_Set problem_
Transcribe exactly the lines from the one containing "Recreate this image" through the one containing "groups = [wt, het, ko]", both included, and leave out any pictures.

(Data listing)
╭──
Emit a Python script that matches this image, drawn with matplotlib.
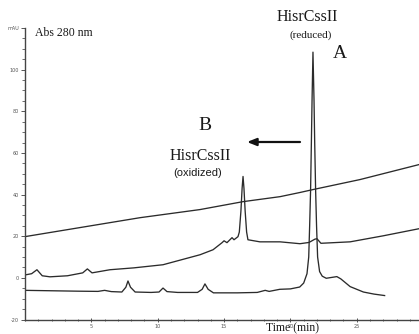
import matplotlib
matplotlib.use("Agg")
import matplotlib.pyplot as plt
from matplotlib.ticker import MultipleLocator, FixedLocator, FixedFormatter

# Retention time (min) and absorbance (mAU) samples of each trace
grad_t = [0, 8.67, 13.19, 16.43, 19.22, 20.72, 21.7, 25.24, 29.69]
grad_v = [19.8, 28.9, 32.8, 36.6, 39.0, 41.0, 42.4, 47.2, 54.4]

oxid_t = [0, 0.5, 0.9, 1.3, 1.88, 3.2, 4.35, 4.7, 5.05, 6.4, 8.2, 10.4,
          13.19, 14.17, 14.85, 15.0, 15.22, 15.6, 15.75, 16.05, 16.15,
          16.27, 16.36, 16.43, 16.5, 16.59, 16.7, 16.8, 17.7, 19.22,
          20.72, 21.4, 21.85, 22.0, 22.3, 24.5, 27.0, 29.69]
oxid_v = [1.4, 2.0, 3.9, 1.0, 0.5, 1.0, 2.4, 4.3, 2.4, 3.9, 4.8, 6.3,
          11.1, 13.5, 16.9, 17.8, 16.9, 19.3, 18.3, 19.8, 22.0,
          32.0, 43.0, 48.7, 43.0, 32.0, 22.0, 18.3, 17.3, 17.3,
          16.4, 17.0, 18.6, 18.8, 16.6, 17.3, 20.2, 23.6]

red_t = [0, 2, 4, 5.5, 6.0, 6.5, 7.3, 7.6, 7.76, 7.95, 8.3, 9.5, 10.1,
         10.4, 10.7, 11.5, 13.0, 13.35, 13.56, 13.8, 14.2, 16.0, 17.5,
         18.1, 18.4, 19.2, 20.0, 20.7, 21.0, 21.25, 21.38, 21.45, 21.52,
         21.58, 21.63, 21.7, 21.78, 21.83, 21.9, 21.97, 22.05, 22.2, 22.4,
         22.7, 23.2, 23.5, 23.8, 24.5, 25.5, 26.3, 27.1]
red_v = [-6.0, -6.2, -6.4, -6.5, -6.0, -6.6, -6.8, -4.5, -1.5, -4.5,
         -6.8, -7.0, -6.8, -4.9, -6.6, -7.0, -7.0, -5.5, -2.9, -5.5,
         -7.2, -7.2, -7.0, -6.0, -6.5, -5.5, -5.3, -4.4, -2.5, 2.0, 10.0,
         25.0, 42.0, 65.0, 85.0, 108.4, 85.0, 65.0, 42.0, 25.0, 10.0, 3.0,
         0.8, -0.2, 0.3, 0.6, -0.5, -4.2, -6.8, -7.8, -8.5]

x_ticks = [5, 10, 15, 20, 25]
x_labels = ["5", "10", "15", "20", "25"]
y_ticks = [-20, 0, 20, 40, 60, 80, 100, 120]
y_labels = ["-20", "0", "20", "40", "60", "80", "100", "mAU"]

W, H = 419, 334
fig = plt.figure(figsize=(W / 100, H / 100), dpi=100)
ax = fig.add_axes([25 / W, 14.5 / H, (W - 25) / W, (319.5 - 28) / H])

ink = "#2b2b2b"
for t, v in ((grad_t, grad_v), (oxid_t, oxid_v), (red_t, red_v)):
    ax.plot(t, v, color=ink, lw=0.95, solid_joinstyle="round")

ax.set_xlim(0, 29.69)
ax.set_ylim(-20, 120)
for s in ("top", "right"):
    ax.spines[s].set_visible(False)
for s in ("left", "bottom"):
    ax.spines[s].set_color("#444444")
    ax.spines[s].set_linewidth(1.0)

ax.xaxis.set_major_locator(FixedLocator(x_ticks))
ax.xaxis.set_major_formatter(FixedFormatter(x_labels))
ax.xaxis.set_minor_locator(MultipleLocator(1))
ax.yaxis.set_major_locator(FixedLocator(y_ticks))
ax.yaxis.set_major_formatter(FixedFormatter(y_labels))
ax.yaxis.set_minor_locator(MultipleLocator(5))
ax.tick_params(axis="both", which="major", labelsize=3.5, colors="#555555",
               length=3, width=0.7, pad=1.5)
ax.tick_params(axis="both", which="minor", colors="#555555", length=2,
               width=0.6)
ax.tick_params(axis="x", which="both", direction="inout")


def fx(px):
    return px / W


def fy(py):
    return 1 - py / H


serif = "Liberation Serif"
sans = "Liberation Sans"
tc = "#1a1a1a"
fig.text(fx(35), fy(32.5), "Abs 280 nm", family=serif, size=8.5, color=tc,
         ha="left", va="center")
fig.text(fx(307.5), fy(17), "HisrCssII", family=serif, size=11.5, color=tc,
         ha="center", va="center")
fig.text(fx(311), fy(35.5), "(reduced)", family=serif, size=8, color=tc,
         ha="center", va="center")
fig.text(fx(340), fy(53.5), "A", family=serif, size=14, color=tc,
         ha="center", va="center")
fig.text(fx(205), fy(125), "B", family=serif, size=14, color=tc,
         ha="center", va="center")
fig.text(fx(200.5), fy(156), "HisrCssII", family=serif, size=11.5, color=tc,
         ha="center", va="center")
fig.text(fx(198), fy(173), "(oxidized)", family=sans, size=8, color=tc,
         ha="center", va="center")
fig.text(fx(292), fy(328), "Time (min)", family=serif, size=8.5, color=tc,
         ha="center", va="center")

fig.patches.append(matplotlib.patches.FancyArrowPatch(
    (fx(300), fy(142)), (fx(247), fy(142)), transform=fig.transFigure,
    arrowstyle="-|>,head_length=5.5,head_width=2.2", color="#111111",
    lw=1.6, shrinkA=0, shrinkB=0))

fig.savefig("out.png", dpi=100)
╰──
╭──
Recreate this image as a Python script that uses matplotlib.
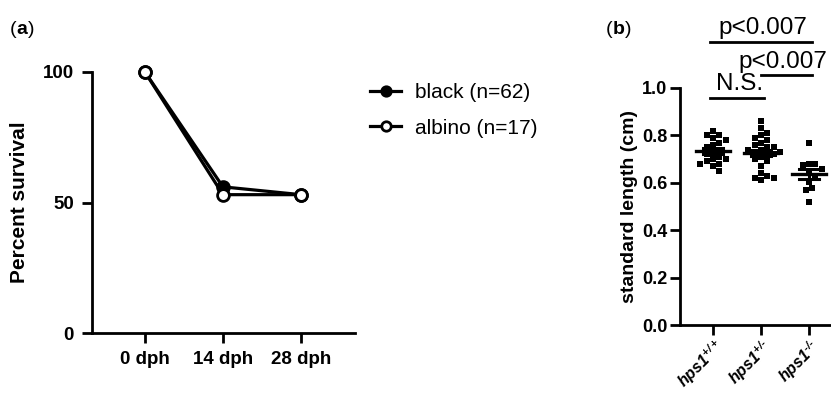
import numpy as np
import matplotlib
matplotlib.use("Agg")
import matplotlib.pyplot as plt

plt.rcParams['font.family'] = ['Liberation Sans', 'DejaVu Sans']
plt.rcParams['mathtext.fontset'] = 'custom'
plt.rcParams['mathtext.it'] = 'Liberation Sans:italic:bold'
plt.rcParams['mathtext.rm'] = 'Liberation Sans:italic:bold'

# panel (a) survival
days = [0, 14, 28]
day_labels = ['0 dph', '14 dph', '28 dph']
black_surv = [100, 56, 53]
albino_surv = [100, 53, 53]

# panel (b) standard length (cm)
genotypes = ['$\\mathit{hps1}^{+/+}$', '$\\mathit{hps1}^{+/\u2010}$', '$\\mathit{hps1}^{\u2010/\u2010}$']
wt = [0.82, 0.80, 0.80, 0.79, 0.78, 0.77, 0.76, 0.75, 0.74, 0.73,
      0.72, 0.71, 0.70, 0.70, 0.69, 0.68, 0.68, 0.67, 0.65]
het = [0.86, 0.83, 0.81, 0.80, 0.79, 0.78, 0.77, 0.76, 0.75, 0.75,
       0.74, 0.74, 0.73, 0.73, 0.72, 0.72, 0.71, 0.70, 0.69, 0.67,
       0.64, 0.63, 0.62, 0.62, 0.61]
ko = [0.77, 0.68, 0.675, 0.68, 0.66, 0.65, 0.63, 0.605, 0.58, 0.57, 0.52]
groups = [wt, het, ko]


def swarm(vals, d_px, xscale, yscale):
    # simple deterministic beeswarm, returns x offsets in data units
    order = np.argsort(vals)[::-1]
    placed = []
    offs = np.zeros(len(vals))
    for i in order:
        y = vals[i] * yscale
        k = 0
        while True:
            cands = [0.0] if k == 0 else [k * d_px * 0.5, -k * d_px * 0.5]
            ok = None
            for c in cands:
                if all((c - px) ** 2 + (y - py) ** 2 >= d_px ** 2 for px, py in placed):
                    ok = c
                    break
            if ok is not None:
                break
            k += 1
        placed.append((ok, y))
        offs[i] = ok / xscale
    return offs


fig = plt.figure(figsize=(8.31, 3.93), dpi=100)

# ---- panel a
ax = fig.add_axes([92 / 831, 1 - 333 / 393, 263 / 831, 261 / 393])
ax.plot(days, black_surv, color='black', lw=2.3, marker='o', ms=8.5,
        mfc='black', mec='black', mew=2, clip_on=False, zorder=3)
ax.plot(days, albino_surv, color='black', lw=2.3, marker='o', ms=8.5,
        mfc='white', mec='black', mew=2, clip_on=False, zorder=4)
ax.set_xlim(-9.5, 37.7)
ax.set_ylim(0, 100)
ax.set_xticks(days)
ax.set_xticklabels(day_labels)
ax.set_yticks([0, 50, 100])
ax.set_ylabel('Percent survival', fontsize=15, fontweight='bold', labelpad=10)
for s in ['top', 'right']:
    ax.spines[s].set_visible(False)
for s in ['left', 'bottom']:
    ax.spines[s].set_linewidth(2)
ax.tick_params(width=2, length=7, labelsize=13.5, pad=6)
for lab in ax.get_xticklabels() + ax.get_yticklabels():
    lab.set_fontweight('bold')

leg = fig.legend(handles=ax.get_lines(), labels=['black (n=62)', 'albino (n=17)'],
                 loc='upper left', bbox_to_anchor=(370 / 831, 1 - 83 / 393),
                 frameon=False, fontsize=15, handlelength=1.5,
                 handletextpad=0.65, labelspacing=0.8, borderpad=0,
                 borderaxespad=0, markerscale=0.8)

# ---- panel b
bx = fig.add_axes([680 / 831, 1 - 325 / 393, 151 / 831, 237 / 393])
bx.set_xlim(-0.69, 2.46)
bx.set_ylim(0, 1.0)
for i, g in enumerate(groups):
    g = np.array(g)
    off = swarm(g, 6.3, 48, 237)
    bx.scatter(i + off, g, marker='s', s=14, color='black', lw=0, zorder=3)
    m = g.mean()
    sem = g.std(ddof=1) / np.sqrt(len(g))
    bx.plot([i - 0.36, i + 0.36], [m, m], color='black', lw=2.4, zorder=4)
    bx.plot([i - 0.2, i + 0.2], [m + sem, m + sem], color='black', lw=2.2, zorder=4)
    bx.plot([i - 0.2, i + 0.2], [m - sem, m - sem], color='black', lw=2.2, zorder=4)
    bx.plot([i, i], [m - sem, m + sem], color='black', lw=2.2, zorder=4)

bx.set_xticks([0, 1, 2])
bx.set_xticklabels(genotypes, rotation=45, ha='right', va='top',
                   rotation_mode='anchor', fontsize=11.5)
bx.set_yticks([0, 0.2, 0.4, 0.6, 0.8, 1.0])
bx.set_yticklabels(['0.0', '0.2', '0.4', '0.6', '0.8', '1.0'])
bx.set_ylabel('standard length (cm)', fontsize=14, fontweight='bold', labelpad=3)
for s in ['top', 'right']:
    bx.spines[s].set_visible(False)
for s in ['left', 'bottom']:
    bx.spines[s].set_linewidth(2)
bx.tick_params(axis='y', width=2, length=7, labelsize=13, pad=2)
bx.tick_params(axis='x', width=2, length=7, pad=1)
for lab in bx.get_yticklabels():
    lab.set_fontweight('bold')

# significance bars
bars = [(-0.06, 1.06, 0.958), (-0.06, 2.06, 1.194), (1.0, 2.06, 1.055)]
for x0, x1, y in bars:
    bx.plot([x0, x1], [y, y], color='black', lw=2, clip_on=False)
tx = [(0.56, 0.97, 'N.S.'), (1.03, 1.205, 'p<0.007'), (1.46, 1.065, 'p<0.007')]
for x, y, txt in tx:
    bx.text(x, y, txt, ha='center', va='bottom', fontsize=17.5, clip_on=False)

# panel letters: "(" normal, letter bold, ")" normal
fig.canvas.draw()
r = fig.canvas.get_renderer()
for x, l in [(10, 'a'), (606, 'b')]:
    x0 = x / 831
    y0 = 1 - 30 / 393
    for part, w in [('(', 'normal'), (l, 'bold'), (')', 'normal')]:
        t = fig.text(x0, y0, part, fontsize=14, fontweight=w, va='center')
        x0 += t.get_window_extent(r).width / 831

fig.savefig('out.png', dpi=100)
╰──
╭──
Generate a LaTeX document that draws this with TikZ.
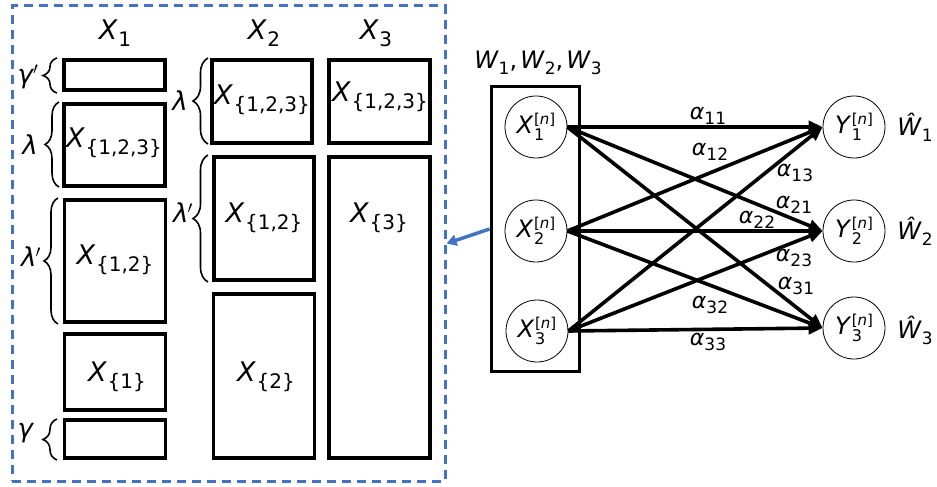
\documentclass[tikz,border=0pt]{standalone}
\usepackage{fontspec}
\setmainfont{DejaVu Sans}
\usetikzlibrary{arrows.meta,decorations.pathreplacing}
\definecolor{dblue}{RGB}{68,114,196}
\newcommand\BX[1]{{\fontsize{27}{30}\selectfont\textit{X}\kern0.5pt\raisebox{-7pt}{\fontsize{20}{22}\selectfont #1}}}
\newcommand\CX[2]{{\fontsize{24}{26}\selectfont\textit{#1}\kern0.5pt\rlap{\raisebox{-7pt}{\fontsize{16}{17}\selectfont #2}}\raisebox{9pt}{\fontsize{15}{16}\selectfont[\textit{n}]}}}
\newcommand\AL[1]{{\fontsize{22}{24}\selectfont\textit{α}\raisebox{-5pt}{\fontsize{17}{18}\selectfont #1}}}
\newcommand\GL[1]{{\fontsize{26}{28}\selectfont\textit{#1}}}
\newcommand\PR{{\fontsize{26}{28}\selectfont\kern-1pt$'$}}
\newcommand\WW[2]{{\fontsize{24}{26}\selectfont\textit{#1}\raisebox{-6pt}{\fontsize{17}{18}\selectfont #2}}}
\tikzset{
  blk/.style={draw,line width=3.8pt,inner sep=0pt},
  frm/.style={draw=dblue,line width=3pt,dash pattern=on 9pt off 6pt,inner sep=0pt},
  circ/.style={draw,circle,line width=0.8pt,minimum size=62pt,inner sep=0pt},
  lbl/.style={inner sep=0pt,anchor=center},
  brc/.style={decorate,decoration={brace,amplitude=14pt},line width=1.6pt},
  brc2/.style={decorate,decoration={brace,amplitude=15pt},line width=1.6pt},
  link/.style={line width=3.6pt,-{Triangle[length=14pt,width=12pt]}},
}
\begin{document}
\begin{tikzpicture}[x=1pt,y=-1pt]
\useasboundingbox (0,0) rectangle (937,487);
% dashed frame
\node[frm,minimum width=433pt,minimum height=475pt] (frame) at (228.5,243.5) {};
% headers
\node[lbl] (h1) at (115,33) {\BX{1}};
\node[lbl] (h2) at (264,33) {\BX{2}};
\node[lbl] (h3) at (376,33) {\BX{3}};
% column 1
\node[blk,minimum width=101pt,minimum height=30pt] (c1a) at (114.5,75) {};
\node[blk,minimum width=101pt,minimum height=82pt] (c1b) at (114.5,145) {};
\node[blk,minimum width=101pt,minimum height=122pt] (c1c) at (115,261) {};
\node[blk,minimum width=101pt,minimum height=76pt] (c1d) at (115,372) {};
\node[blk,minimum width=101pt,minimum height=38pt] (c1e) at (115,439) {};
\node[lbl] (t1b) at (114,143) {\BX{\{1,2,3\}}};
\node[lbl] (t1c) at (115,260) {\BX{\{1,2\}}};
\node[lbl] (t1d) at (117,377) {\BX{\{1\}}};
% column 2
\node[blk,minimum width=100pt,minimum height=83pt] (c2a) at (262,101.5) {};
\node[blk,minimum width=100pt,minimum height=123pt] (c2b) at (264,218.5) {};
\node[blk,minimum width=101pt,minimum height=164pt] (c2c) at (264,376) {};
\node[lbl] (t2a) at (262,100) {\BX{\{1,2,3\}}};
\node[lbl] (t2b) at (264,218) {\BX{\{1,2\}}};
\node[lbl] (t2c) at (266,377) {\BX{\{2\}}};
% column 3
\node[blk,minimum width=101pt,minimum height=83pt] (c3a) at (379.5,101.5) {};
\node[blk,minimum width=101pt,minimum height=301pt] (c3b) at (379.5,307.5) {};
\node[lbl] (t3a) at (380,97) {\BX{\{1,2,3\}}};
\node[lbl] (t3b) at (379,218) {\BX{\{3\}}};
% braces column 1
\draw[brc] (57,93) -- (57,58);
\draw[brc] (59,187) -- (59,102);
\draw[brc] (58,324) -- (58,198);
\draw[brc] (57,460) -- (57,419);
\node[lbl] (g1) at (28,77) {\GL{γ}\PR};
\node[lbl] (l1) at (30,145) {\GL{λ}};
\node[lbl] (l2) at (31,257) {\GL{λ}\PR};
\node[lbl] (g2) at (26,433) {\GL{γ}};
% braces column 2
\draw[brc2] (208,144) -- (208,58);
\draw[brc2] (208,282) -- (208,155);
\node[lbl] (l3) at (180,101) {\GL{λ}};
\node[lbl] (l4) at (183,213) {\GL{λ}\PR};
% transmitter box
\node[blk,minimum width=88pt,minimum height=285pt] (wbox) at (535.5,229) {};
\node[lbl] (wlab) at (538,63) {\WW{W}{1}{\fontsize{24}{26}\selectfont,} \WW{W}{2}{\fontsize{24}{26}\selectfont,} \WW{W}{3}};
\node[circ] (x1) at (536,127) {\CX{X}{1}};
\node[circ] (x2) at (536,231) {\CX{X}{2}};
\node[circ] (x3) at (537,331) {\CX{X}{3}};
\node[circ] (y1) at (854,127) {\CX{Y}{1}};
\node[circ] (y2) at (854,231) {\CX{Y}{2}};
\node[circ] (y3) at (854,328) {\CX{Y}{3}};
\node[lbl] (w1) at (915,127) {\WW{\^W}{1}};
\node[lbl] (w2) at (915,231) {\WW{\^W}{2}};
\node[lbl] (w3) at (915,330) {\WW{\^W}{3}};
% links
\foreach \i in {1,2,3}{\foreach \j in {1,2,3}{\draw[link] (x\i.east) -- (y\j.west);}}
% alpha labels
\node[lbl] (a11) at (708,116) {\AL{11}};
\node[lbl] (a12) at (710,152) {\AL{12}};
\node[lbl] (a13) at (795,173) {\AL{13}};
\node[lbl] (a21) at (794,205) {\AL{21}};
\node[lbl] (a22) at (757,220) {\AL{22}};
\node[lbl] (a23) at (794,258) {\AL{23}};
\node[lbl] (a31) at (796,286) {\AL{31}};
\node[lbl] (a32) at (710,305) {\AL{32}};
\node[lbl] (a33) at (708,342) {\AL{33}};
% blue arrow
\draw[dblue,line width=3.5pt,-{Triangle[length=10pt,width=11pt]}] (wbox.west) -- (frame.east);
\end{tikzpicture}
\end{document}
╰──
_Solution for this exercise_
Recreate this image as a Python script that uses matplotlib.
import numpy as np
import matplotlib
matplotlib.use("Agg")
import matplotlib.pyplot as plt

plt.rcParams['font.family'] = ['Liberation Sans', 'DejaVu Sans']
plt.rcParams['mathtext.fontset'] = 'custom'
plt.rcParams['mathtext.it'] = 'Liberation Sans:italic:bold'
plt.rcParams['mathtext.rm'] = 'Liberation Sans:italic:bold'

# panel (a) survival
days = [0, 14, 28]
day_labels = ['0 dph', '14 dph', '28 dph']
black_surv = [100, 56, 53]
albino_surv = [100, 53, 53]

# panel (b) standard length (cm)
genotypes = ['$\\mathit{hps1}^{+/+}$', '$\\mathit{hps1}^{+/\u2010}$', '$\\mathit{hps1}^{\u2010/\u2010}$']
wt = [0.82, 0.80, 0.80, 0.79, 0.78, 0.77, 0.76, 0.75, 0.74, 0.73,
      0.72, 0.71, 0.70, 0.70, 0.69, 0.68, 0.68, 0.67, 0.65]
het = [0.86, 0.83, 0.81, 0.80, 0.79, 0.78, 0.77, 0.76, 0.75, 0.75,
       0.74, 0.74, 0.73, 0.73, 0.72, 0.72, 0.71, 0.70, 0.69, 0.67,
       0.64, 0.63, 0.62, 0.62, 0.61]
ko = [0.77, 0.68, 0.675, 0.68, 0.66, 0.65, 0.63, 0.605, 0.58, 0.57, 0.52]
groups = [wt, het, ko]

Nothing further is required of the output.